Ангел Силезский выражает это гораздо менее сильно, чем Заратустра: «Мое тело – тюрьма, в которой цыпленок изолирован от духа вечности».

В христианском мире сатори соответствует опыту религиозной трансформации. Ввиду того, что имеются, однако, различные типы и степени подобного опыта, необходимо четко отделить ту категорию, которая более всего соответствует дзэнскому опыту. К такой категории, несомненно, относится опыт, отличающийся от всех других тем, что подготовка к нему состоит из «потери себя», «освобождении от образов» и т.п... Он резко отличается от того религиозного опыта, который, подобно упражнениям св. Игнатия, базируется на практике созерцания святых образов. В эту последнюю категорию (не-дзэнского опыта) я хотел бы включить трансформацию путем веры и молитвы и общественный опыт в протестантстве, так как в них решающее значение играют весьма определенные установки, а ни в коем случае не «опустошение» и не «освобождение». Утверждение, характеризующее последнее состояние, – «Бог есть ничто» – в принципе несовместимо с созерцанием страстей, с верой и общественными ожиданиями.
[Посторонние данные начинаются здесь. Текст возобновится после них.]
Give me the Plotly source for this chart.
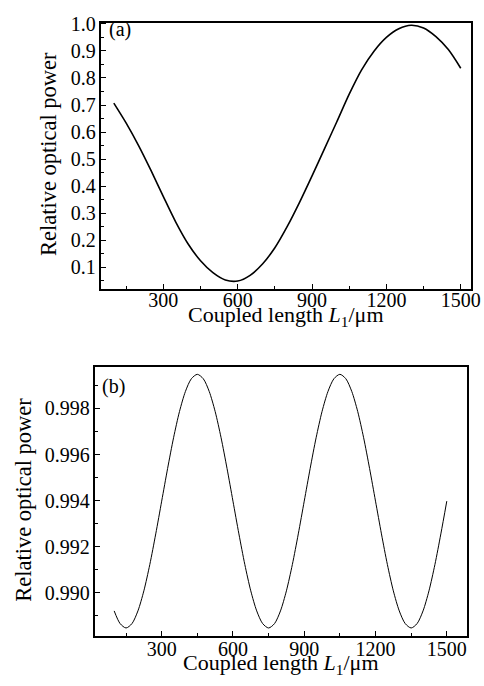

Таким образом, поиски аналогий сатори в западном опыте нужно ограничивать теми немногими христианскими мистиками, чьи высказывания в защиту парадоксальности проходят по границе гетеродоксии или действительно переступают ее. Очевидно, что именно это качество навлекло на Мейстера Экхарта осуждение церкви. Если бы буддизм был церковью в нашем смысле слова, дзэнское движение было бы для него определенно невыносимой ношей. Причина этому – крайне индивидуальные формы методов (Сатори – наиболее интимный из всех индивидуальных опытов; «Эссе...» 1, 247), а также иконоборческая позиция многих мастеров (Мастер говорит своим ученикам: «Мне действительно нечего сказать вам... а если я не скажу, никогда это не станет вашим собственным». Монах говорит мастеру: «Я видел Будду, на котором ты ехал верхом». Мастер говорит: «Понимание, которое понимает – вот Будда. Нет другого». «Эссе...» п. 69, 59, 57). Но поскольку дзэн – это движение, некие стандартные методы обучения дзэнских монахов постепенно оформились, как можно видеть из работы Судзуки (Обучение дзэн-буддийских монахов, Киото, 1934), однако и по форме и по содержанию они касаются только внешнего.